В двадцатые годы отец был избалован читательским успехом, многочисленностью изданий, известностью. Он пил с Есениным, буянил, пировал с известным пушкинистом обжорой Щеголевым. У него был целый цикл рассказов и анекдотов о нем: Щеголев приходит к нему в гости, все же другие приглашенные отсутствуют, кто заболел, кто уехал, а наготовлена тысяча пельменей — коронное блюдо отцовского дома, в лепке которого и я потом научился участвовать. «Ничего, — говорит Щеголев. — Съедим одну сотню вареных, потом сто жареных' и так дальше. А прослаивать пельмени будем коньяком.
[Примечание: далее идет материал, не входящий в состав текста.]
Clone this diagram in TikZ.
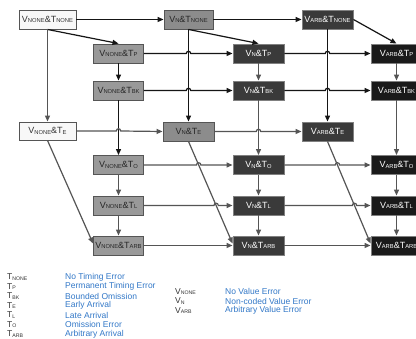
\documentclass[tikz,border=0pt]{standalone}
\usepackage{fontspec}
\setmainfont{Liberation Sans}
\usetikzlibrary{arrows.meta,calc}
\definecolor{lnblack}{HTML}{151515}
\definecolor{lngray}{HTML}{555555}
\definecolor{fwhite}{HTML}{F8F8F8}
\definecolor{fgrayA}{HTML}{8C8C8C}
\definecolor{fgrayB}{HTML}{999999}
\definecolor{fdark}{HTML}{3A3A3A}
\definecolor{fblack}{HTML}{1A1A1A}
\definecolor{legblue}{RGB}{50,120,200}
\definecolor{legtxt}{HTML}{333333}
\newcommand\lsub[1]{\raisebox{-0.6pt}{\fontsize{5.8}{5.8}\selectfont #1}}
\newcommand\lgsub[1]{\raisebox{-0.6pt}{\fontsize{5.2}{5.2}\selectfont #1}}
\begin{document}
\begin{tikzpicture}[x=1pt,y=-1pt,
  box/.style={draw=#1, line width=0.9pt, minimum height=19pt, inner sep=1pt,
    font=\fontsize{9}{9}\selectfont, anchor=center},
  wbox/.style={box=lngray, fill=fwhite, text=legtxt, minimum width=57pt},
  gboxA/.style={box=lngray, fill=fgrayA, text=black!85, minimum width=49pt},
  gboxB/.style={box=lngray, fill=fgrayB, text=black!85, minimum width=50pt},
  dbox/.style={box=gray, fill=fdark, text=white, minimum width=51pt},
  bbox/.style={box=gray, fill=fblack, text=white, minimum width=51pt},
  blk/.style={draw=lnblack, line width=1.2pt, -{Triangle[length=6pt,width=5pt]}},
  gry/.style={draw=lngray, line width=1.2pt, -{Triangle[length=6pt,width=5pt]}},
  legl/.style={anchor=west, inner sep=0pt, text=legtxt, font=\fontsize{8.5}{8.5}\selectfont},
  legd/.style={anchor=west, inner sep=0pt, text=legblue, font=\fontsize{8.5}{8.5}\selectfont}]
\useasboundingbox[fill=white] (0,0) rectangle (416,339);
% front layer
\node[wbox] (A1) at (47.5,19.5) {V\lsub{NONE}\&T\lsub{NONE}};
\node[wbox, minimum height=18pt] (AE) at (47.5,131) {V\lsub{NONE}\&T\lsub{E}};
\node[gboxA] (C1) at (188.5,19.5) {V\lsub{N}\&T\lsub{NONE}};
\node[gboxA, minimum width=51pt] (CE) at (188.5,131.5) {V\lsub{N}\&T\lsub{E}};
\node[dbox] (E1) at (327.5,19.5) {V\lsub{ARB}\&T\lsub{NONE}};
\node[dbox] (EE) at (327.5,131.5) {V\lsub{ARB}\&T\lsub{E}};
% back layer
\node[gboxB] (BP) at (118.5,53.5) {V\lsub{NONE}\&T\lsub{P}};
\node[gboxB] (BBK) at (118.5,90.5) {V\lsub{NONE}\&T\lsub{BK}};
\node[gboxB] (BO) at (118.5,165) {V\lsub{NONE}\&T\lsub{O}};
\node[gboxB] (BL) at (118.5,205.5) {V\lsub{NONE}\&T\lsub{L}};
\node[gboxB] (BARB) at (118.5,245.5) {V\lsub{NONE}\&T\lsub{ARB}};
\node[dbox] (DP) at (258.5,53.5) {V\lsub{N}\&T\lsub{P}};
\node[dbox] (DBK) at (258.5,90.5) {V\lsub{N}\&T\lsub{BK}};
\node[dbox] (DO) at (258.5,165) {V\lsub{N}\&T\lsub{O}};
\node[dbox] (DL) at (258.5,205.5) {V\lsub{N}\&T\lsub{L}};
\node[dbox] (DARB) at (258.5,245.5) {V\lsub{N}\&T\lsub{ARB}};
\node[bbox] (FP) at (396.5,53.5) {V\lsub{ARB}\&T\lsub{P}};
\node[bbox] (FBK) at (396.5,90.5) {V\lsub{ARB}\&T\lsub{BK}};
\node[bbox] (FO) at (396.5,165) {V\lsub{ARB}\&T\lsub{O}};
\node[bbox] (FL) at (396.5,205.5) {V\lsub{ARB}\&T\lsub{L}};
\node[bbox] (FARB) at (396.5,245.5) {V\lsub{ARB}\&T\lsub{ARB}};
% diagonal targets
\coordinate (tB) at ([yshift=2pt]BARB.west);
\coordinate (tD) at ([yshift=2pt]DARB.west);
\coordinate (tF) at ([yshift=2pt]FARB.west);
% hop points
\coordinate (h1) at (C1 |- BP);
\coordinate (h2) at (E1 |- DP);
\coordinate (h3) at (C1 |- BBK);
\coordinate (h4) at (E1 |- DBK);
\coordinate (h5) at (BBK |- AE);
\coordinate (h6) at (DBK |- CE);
\coordinate (h7) at (intersection of CE.south--tD and BO.east--DO.west);
\coordinate (h8) at (intersection of EE.south--tF and DO.east--FO.west);
\coordinate (h9) at (intersection of CE.south--tD and BL.east--DL.west);
\coordinate (h10) at (intersection of EE.south--tF and DL.east--FL.west);
\newcommand\hopedge[4]{%
  \draw[#1] (#2.east) -- ([xshift=-2.2pt]#4) .. controls ([xshift=-2.2pt,yshift=3pt]#4) and ([xshift=2.2pt,yshift=3pt]#4) .. ([xshift=2.2pt]#4) -- (#3.west);}
% black connectors
\draw[blk] (A1) -- (C1);
\draw[blk] (C1) -- (E1);
\draw[blk] (A1.south) -- (BP.north);
\draw[blk] (C1.south) -- (DP.north);
\draw[blk] (E1.east) -- (FP.north);
\draw[blk] (C1) -- (CE);
\draw[blk] (E1) -- (EE);
\draw[blk] (BP) -- (BBK);
\draw[blk] (BBK) -- (BO);
\hopedge{blk}{BP}{DP}{h1}
\hopedge{blk}{DP}{FP}{h2}
\hopedge{blk}{BBK}{DBK}{h3}
\hopedge{blk}{DBK}{FBK}{h4}
% gray connectors
\draw[gry] (A1) -- (AE);
\hopedge{gry}{AE}{CE}{h5}
\hopedge{gry}{CE}{EE}{h6}
\draw[gry] (DP) -- (DBK);
\draw[gry] (FP) -- (FBK);
\draw[gry] (DBK) -- (DO);
\draw[gry] (FBK) -- (FO);
\draw[gry] (AE.south) -- (tB);
\draw[gry] (CE.south) -- (tD);
\draw[gry] (EE.south) -- (tF);
\draw[gry] (BO) -- (BL);
\draw[gry] (BL) -- (BARB);
\draw[gry] (DO) -- (DL);
\draw[gry] (DL) -- (DARB);
\draw[gry] (FO) -- (FL);
\draw[gry] (FL) -- (FARB);
\hopedge{gry}{BO}{DO}{h7}
\hopedge{gry}{DO}{FO}{h8}
\hopedge{gry}{BL}{DL}{h9}
\hopedge{gry}{DL}{FL}{h10}
\draw[gry] (BARB) -- (DARB);
\draw[gry] (DARB) -- (FARB);
% legend
\node[legl] (l1) at (7,277) {T\lgsub{NONE}};
\node[legl] (l2) at (7,286.5) {T\lgsub{P}};
\node[legl] (l3) at (7,296) {T\lgsub{BK}};
\node[legl] (l4) at (7,305.5) {T\lgsub{E}};
\node[legl] (l5) at (7,315) {T\lgsub{L}};
\node[legl] (l6) at (7,324.5) {T\lgsub{O}};
\node[legl] (l7) at (7,334) {T\lgsub{ARB}};
\node[legd] (d1) at (65,277) {No Timing Error};
\node[legd] (d2) at (65,286.5) {Permanent Timing Error};
\node[legd] (d3) at (65,296) {Bounded Omission};
\node[legd] (d4) at (65,305.5) {Early Arrival};
\node[legd] (d5) at (65,315) {Late Arrival};
\node[legd] (d6) at (65,324.5) {Omission Error};
\node[legd] (d7) at (65,334) {Arbitrary Arrival};
\node[legl] (v1) at (175,291.5) {V\lgsub{NONE}};
\node[legl] (v2) at (175,301) {V\lgsub{N}};
\node[legl] (v3) at (175,310.5) {V\lgsub{ARB}};
\node[legd] (w1) at (225,291.5) {No Value Error};
\node[legd] (w2) at (225,301) {Non-coded Value Error};
\node[legd] (w3) at (225,310.5) {Arbitrary Value Error};
\end{tikzpicture}
\end{document}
Он трезвит и сушит». В другой сценке отец входит к Щеголеву, когда тот сидя смотрит в бинокль вниз поверх своего огромного брюха: «Пора ногти стричь». Фантастическим кажется рассказ Щеголева о том, как он посиживает на скамейке на Тверском бульваре, а мимо него проходит Савинков, о смерти которого перед тем писали советские газеты. Савинков, увидев, что Щеголев его узнал, делает ему знак: молчок. Еще одна история была о том, как Щеголев добывал бумагу для печатания издававшегося им журнала. Щеголев приходит к высокопоставленному советскому чиновнику с просьбой о бумаге. Тот отказывает. Щеголев в ответ начинает рассказывать о своих успехах в опознании провокаторов, клички которых есть в изучаемых им документах Третьего отделения. Он называет кличку, после которой его собеседник безмолвно подписывается на просьбе о бумаге. Эта история совсем не фантастична. Как со времен Брежнева и позже высшие власти все были в большей или меньшей мере замешаны в коррупции, так старшее поколение в значительной степени состояло из провокаторов. От литературоведов, пришедших на смену Щеголеву, я знаю, что после него почти никого в полицейские архивы не допускали.